Жолли будто специально следует всем упрекам, которые Лессинг предъявлял Сенеке: действие, точнее, заменяющая его череда монологов (что близко словоохотливым французам), не сходит с котурнов; естественность и жизнеподобие отметаются; кажется, единственная физиологическая деталь в этом высокопарном спектакле – отрыжка Фиеста, только что запившего плоть сыновей кроваво-красным вином.

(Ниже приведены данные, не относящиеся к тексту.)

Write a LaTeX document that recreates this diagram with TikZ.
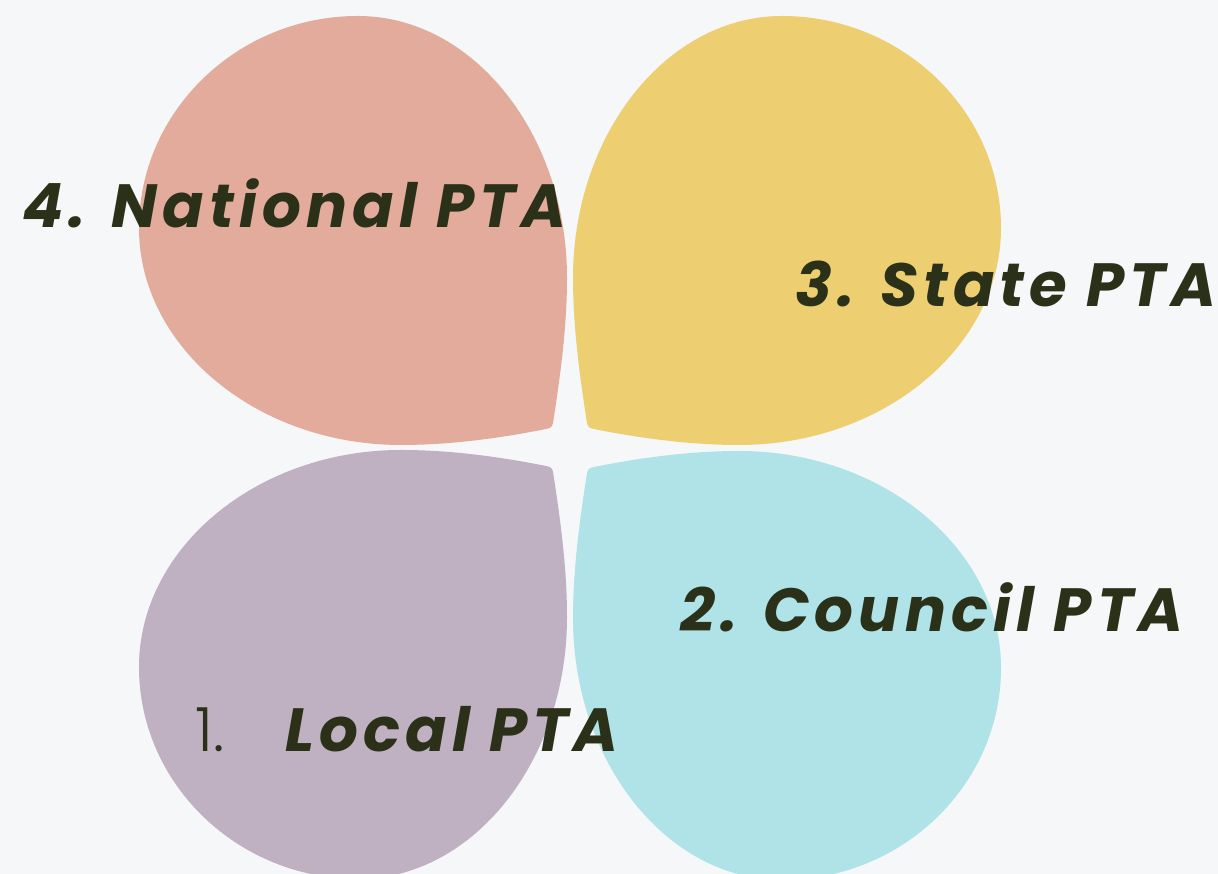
\documentclass[tikz,border=0pt]{standalone}
\usepackage{fontspec}
\newfontfamily\popbi{Poppins}[LetterSpace=8.5]
\newfontfamily\poplight{Poppins Light}
\definecolor{bgc}{HTML}{F5F7F9}
\definecolor{pinkc}{HTML}{E3AB9C}
\definecolor{yellowc}{HTML}{EDCF72}
\definecolor{purplec}{HTML}{BFB0C2}
\definecolor{cyanc}{HTML}{AFE3E8}
\definecolor{txtc}{HTML}{2B3118}
\tikzset{
  lbl/.style={anchor=base west, inner sep=0pt, text=txtc, font=\fontsize{61}{66}\selectfont\popbi\bfseries\itshape},
  numlbl/.style={anchor=base west, inner sep=0pt, text=txtc, font=\fontsize{61}{66}\selectfont\poplight},
}
\newcommand{\petalpath}{%
  (2,5) .. controls (9,50) and (16,100) .. (16,150)
  .. controls (16,294) and (-78,412) .. (-193,412)
  .. controls (-313,412) and (-412,317) .. (-412,200)
  .. controls (-412,81) and (-294,-17) .. (-150,-17)
  .. controls (-100,-17) and (-50,-10) .. (-5,-1)
  .. controls (0,0) and (1,1) .. cycle}
\begin{document}
\begin{tikzpicture}[x=1pt,y=1pt]
\fill[bgc] (0,0) rectangle (1218,874);
\useasboundingbox (0,0) rectangle (1218,874);
% petals
\begin{scope}[shift={(551,446)}]
  \fill[pinkc] \petalpath;
\end{scope}
\begin{scope}[shift={(589,446)}, xscale=-1]
  \fill[yellowc] \petalpath;
\end{scope}
\begin{scope}[shift={(551,407)}, yscale=-1]
  \fill[purplec] \petalpath;
\end{scope}
\begin{scope}[shift={(589,406)}, xscale=-1, yscale=-1]
  \fill[cyanc] \petalpath;
\end{scope}
% labels
\node[lbl] (national) at (22,646) {4. National PTA};
\node[lbl] (state) at (795,567) {3. State PTA};
\node[lbl] (council) at (680,242) {2. Council PTA};
\node[numlbl] (one) at (195,122) {1.};
\node[lbl] (local) at (285,122) {Local PTA};
\end{tikzpicture}
\end{document}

Однако работает, и как работает! Актеры, поставленные в непростые условия – играть, в первую очередь, словами, – превращают слова в электроток. И финальный дуэт Фиеста и Атрея, лишь на короткий момент допускающий не предусмотренный Сенекой физический контакт протагонистов – судорожную неуклюжую недо-драку, – наполняется-таки человеческим содержанием. И мораль – призыв к примирению, «взаимному снисхождению», на руинах, после конца, когда, кажется, всё уже сожжено – не выглядит пустой декларацией. В финале «Фиеста» Сенеки братья наносят друг другу два коротких словесных удара. Фиест: «Боги мстящие, придите! Им на кару отдаю тебя». Атрей: «Тебя на кару отдаю сынам твоим». В финале Жолли братья замирают на длинном банкетном столе, превратившемся в жертвенный (скатерть колышется на ветру – то ли это спецэффект, то ли авиньонский ветер, на правах хозяина бесцеремонно вторгающийся в постановку), и долго, уже без агрессии, без надрыва, повторяют эти фразы, звучащие по французски почти одинаково.
Гнев сменяется медитацией. Античная история ужасов заканчивается вечным покоем.